Dominique Chipot note que le thème de l’amour occupe une large place : le fait est assez rare dans le haïku d’alors pour être relevé. Il commente également les autres thèmes, montre les évolutions du genre, plus précisément entre haïku satirique et senryû, pointe parfois un mélange des genres.

La dernière partie du livre offre un tableau du haïku des années 20. Le petit poème introduit par Paul-Louis Couchoud au tout début du XXe siècle, si différent de notre poésie, suscite chez les gens de lettres de la curiosité, soulevant aussi de nombreuses interrogations. Plusieurs publications voient très tôt le jour : la plaquette de haïkus Au fil de l’eau de Paul-Louis Couchoud, Albert Poncin et André Faure en 1905 ; Cent visions de guerre de Julien Vocance, en 1916 ; l’anthologie de haïkus de Jean Paulhan, diversement appréciée, parue dans la Nouvelle Revue Française (NRF) ; l’essai de 1923 de René Maublanc sur le Haï-Kaï français, qui soulève des réactions diverses. Il s’agit encore de définir les spécificités de ce genre « populaire » adapté à la sensibilité occidentale. René Maublanc publie également en 1923 son anthologie de 283 haïkus de 48 auteurs pour la revue Le pampre.
Le haïku est un genre nouveau à esquisser, apprivoiser, nommer. Quelle importance lui accorder ? Comment éviter l’écueil de tomber dans trop de banalité ? Quel rythme le haïku français doit-il adopter ? La musicalité est-elle importante ? Quid de la césure ? Malgré ce large questionnement, les poètes tombent, comme de nos jours, dans certains travers : phrase pliée, tercet, artifices divers... Et les haïkus d’alors sont dépourvus de kigo. En 1936, Kyoshi Takahama s’étonne de cette lacune : « il ne faut pas oublier le kidaï », ou allusion à la saison. Il y tient d’autant plus que les poètes réformateurs du Japon ont tendance à l’écarter.
Le haïku tombe dans l’oubli en France entre la fin des années 30 et la fin de la Guerre d’Algérie. La première association française de haïku voit le jour en 2003, sur l’initiative de Dominique Chipot et de Daniel Py.

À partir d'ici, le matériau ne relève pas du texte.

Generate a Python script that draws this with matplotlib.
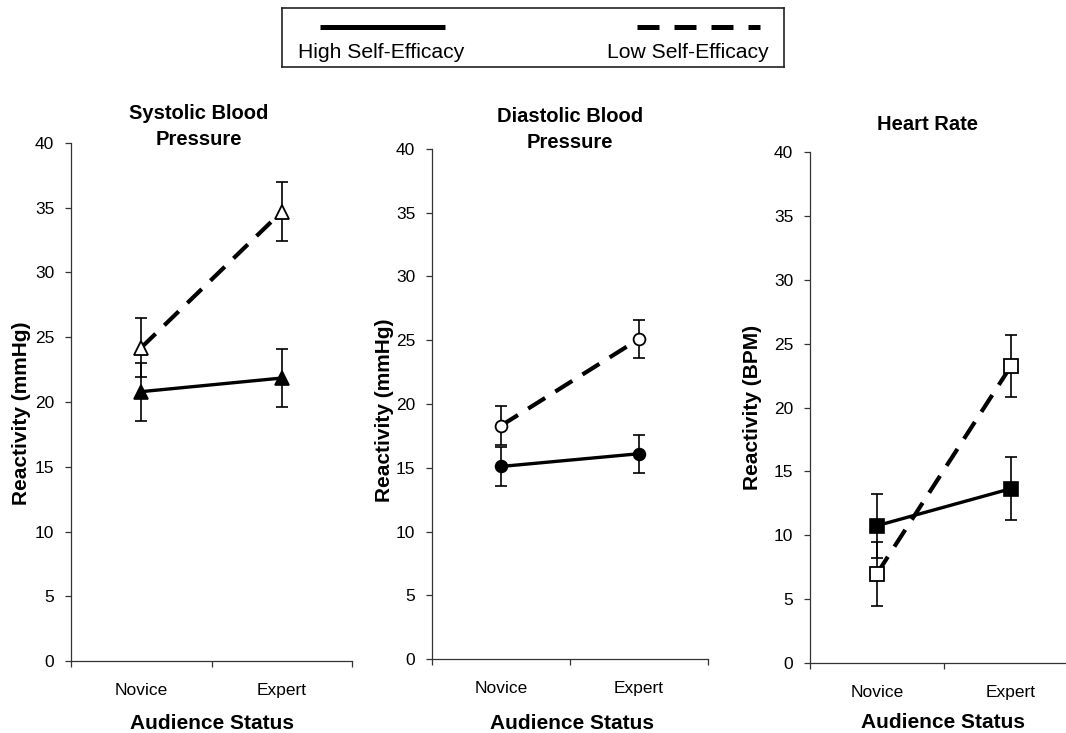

Avec cet ouvrage sur le trop mal connu René Maublanc, Dominique Chipot clôt, dit-il, sa « trilogie consacrée aux premiers haïjins français »[1]. Ce travail tisse en même temps le lien entre la tâche accomplie par les pionniers divulgateurs du genre et les poètes du début du XXIe siècle. Ces derniers ont su donner au petit poème un nouvel essor en France. Aujourd’hui, le haïku a pris une dimension internationale.

Danièle Duteil


[1] Les deux autres volets sont Au fil de l’eau avec Paul-Louis Couchoud  (l’autoédition de 2013 est disponible sur le site internet de l’auteur : www.dominiquechipot.fr) et En pleine figure, haïkus de la guerre de 14-18 ; paru aux éditions Bruno Doucey en 2013.